The 'mercenary' thing that will take longer to expire, and which I was referring to, is the grandparents rule. The new kids coming through now aren't going to have as many gp born overseas, so the amount of players that can leave with a prospect of International rugby offer are going to drop dramatically at some point. All these kiwi fellas playing for a PI, is going to stop sadly.


The new era problem that will replace those old concerns is now French and Japanese clubs (doing the same as NRL teams have done for decades by) picking kids out of school. The problem here is not so much a national identity one, than it is a farm system where 9 in 10 players are left with nothing. A stunted education and no support in a foreign country (well they'll get kicked out of those countries were they don't in Australia).

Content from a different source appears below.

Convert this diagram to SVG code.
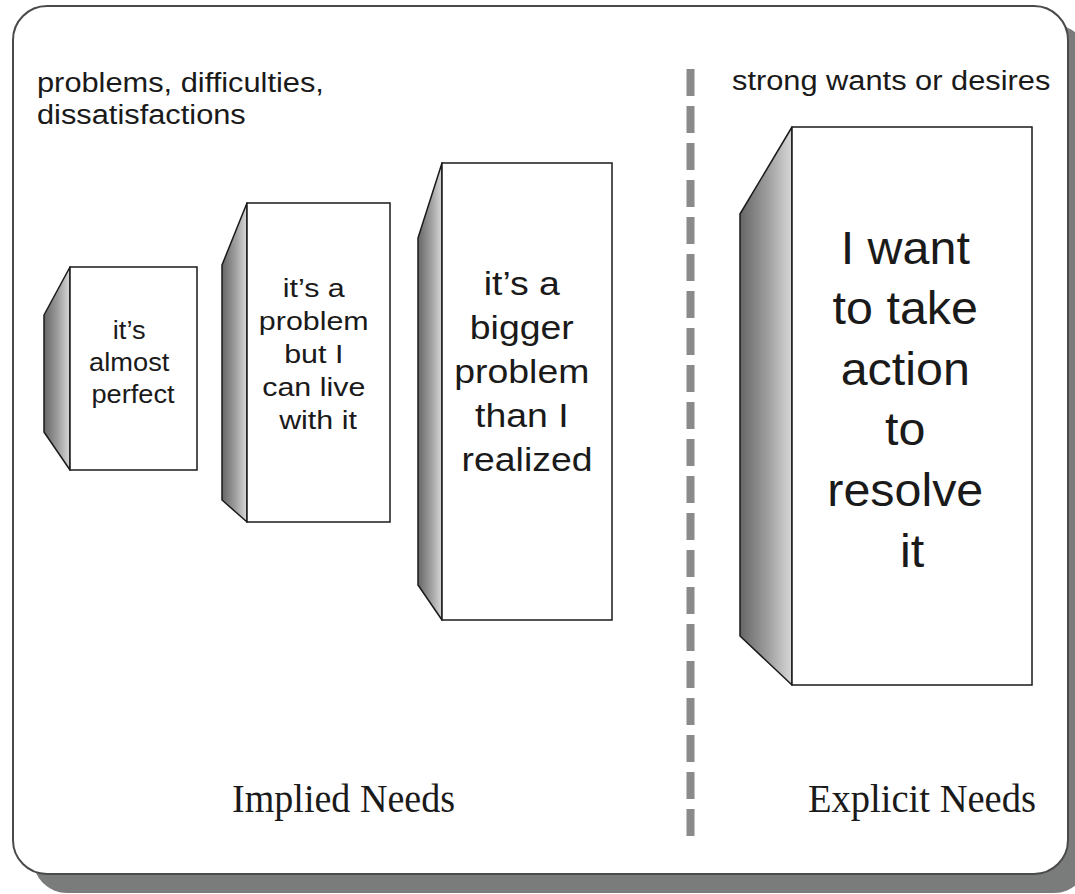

It's the same sort of situation were NZ would be the big guy, but there weren't many downsides with it. The only one I can think was brought up but a poster on this site, I can't recall who it was, but he seemed to know a lot of kids coming from the Islands weren't really given the capability to fly back home during school xms holidays etc. That is probably something that should be fixed by the union. Otherwise getting someone like Fakatava over here for his last year of school definitely results in NZ being able to pick the cherries off the top but it also allows that player to develop and be able to represent Tonga and under age and possibly even later in his career. Where as a kid being taken from NZ is arguably going to be worse off in every respect other than perhaps money. Not going to develop as a person, not going to develop as a player as much, so I have a lotof sympathy for NZs case that I don't include them in that group but I certainly see where you're coming from and it encourages other countries to think they can do the same while not realising they're making a much worse experience/situation.